As long as it's not slippery when wet, and your equipment doesn't hang up on the door sill, you're golden!


----------



## fishingpol (Nov 19, 2011)

Pitch looks good.  I used timber tech with a gap in between each board to shed water.  P.T. can be icy when it freezes.  Looking good.


----------



## btuser (Nov 19, 2011)

I don't think you're going to get much air off of that ramp.


----------



## Don2222 (Nov 19, 2011)

fishingpol said:
			
		

> Pitch looks good.  I used timber tech with a gap in between each board to shed water.  P.T. can be icy when it freezes.  Looking good.

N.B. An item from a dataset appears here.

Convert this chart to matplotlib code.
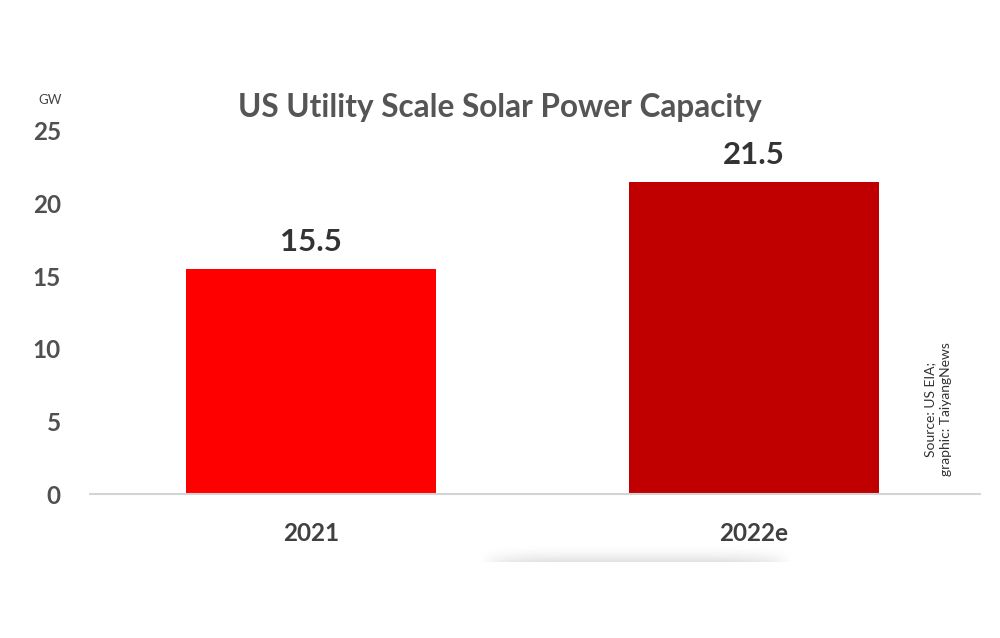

Very good idea fishingpol!!


----------



## daveswoodhauler (Nov 19, 2011)

Don2222 said:
			
		

> fishingpol said:
> 
> 
> 
> ...



Yes, have a similar ramp on my shed. Try to put some slats across the ramp for a little extra traction when its icy/snowy out.


----------



## Don2222 (Nov 19, 2011)

daveswoodhauler said:
			
		

> Don2222 said:
> 
> 
> 
> ...



I do have a small gap between each PT board.

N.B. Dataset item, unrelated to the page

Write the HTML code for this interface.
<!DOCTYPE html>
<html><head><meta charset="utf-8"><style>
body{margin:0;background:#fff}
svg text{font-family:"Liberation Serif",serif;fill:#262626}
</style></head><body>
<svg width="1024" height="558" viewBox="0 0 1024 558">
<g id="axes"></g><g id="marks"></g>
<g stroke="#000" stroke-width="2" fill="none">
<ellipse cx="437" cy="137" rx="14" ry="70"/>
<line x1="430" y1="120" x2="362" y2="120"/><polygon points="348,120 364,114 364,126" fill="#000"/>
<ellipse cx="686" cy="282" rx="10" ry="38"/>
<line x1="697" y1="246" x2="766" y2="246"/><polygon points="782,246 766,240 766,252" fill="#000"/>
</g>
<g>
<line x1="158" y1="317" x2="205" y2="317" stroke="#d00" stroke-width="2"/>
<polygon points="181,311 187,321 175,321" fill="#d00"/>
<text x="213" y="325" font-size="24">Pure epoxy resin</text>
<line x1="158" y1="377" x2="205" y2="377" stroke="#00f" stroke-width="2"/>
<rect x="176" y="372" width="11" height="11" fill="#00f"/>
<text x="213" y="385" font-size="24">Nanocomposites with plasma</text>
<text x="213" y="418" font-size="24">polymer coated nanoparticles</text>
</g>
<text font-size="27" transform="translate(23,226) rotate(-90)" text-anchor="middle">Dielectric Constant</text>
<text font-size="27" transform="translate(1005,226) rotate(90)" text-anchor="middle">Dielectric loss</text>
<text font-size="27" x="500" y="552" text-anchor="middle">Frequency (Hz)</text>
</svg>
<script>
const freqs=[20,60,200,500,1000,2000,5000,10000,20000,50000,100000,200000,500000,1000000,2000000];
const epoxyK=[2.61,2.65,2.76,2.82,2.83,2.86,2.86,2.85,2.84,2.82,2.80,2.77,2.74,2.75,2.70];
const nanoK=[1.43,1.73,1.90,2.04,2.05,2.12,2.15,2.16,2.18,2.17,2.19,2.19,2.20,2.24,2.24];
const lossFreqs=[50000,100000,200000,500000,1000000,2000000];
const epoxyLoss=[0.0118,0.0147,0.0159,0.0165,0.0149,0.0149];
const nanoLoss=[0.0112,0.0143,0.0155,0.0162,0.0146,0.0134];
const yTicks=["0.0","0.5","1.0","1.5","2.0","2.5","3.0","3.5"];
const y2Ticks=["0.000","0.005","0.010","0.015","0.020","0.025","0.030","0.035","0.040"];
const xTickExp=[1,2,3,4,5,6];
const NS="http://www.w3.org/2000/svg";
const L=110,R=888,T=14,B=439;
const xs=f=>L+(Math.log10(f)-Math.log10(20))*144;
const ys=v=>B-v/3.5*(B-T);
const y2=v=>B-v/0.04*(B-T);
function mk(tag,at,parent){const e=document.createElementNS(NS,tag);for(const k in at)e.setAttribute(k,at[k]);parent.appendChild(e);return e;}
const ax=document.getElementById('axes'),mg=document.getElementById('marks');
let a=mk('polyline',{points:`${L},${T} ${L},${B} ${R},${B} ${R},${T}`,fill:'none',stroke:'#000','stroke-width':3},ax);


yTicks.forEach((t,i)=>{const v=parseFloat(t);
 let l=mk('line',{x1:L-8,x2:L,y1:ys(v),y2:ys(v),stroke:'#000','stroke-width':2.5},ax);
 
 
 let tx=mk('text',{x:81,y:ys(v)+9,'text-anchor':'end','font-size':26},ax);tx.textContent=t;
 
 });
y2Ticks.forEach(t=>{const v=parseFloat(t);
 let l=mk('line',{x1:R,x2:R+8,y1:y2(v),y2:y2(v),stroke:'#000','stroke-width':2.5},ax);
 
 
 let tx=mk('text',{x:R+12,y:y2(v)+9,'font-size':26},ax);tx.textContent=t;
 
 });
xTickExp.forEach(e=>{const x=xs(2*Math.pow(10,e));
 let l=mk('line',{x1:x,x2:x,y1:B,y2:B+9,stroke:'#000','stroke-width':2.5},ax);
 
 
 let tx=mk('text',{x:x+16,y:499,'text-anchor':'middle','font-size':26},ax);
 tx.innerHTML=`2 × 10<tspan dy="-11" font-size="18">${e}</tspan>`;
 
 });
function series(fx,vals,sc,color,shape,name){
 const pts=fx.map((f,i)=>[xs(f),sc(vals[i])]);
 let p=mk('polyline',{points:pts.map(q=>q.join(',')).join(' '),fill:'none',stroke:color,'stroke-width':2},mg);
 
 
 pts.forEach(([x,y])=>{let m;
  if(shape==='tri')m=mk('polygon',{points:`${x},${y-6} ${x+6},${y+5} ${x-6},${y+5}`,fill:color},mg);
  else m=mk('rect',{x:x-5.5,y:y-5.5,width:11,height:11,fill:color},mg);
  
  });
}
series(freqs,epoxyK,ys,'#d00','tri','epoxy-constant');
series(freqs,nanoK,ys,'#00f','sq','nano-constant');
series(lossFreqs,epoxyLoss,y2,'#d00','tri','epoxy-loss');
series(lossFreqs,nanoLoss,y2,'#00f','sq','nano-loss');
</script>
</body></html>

What do you mean by slats?

Is there any non skid material I can slap on there?


----------



## daveswoodhauler (Nov 19, 2011)

I just used some left over pt I had laying around and put it to the table saw. Actually, the small treads was for my feet vs tires, lol.
Just needed a little grip, and used what I had laying around


----------



## fishingpol (Nov 19, 2011)

Left over roof shingles if they are the flat type, not architectural type.  Cut into strips and nail down with roof nails.


----------



## firefighterjake (Nov 20, 2011)

On my "Summer Shed" ramp I did what FP suggested . . . tacked down some roof shingles for traction. On my "Winter Shed" I didn't put anything since my sled would tear them up with the studs . . . and in the Fall when there are pine needles on top it's slicker than snot in July.


----------



## fishingpol (Nov 20, 2011)

I've thought of using pieces of aluminum laying down, on edge not on the flat side between the ramp boards.  Box store sell flat  (1/4" thick) by an inch wide or so.  Cut to length and lay them into the gaps.  It would be a pain to shovel though, but good traction.


----------



## nate379 (Nov 20, 2011)

I don't know the angle of mine but I do know that it's almost too steep for my tractor with the snowblower.  My shed is about 2ft off the ground and the ramp is either 10 or 12 ft long, 8ft wide at the shed and 10 ft wide at the bottom. (leads to a std 8x7 garage door)

I built mine with a pressure treated frame and then hauled in a load of gravel to fill the frame in.


----------



## MasterMech (Nov 21, 2011)

3M makes GripStrip tape that is OK but may need to be replaced every blue moon or so.  Check your local HW store or HD/Lowes.


----------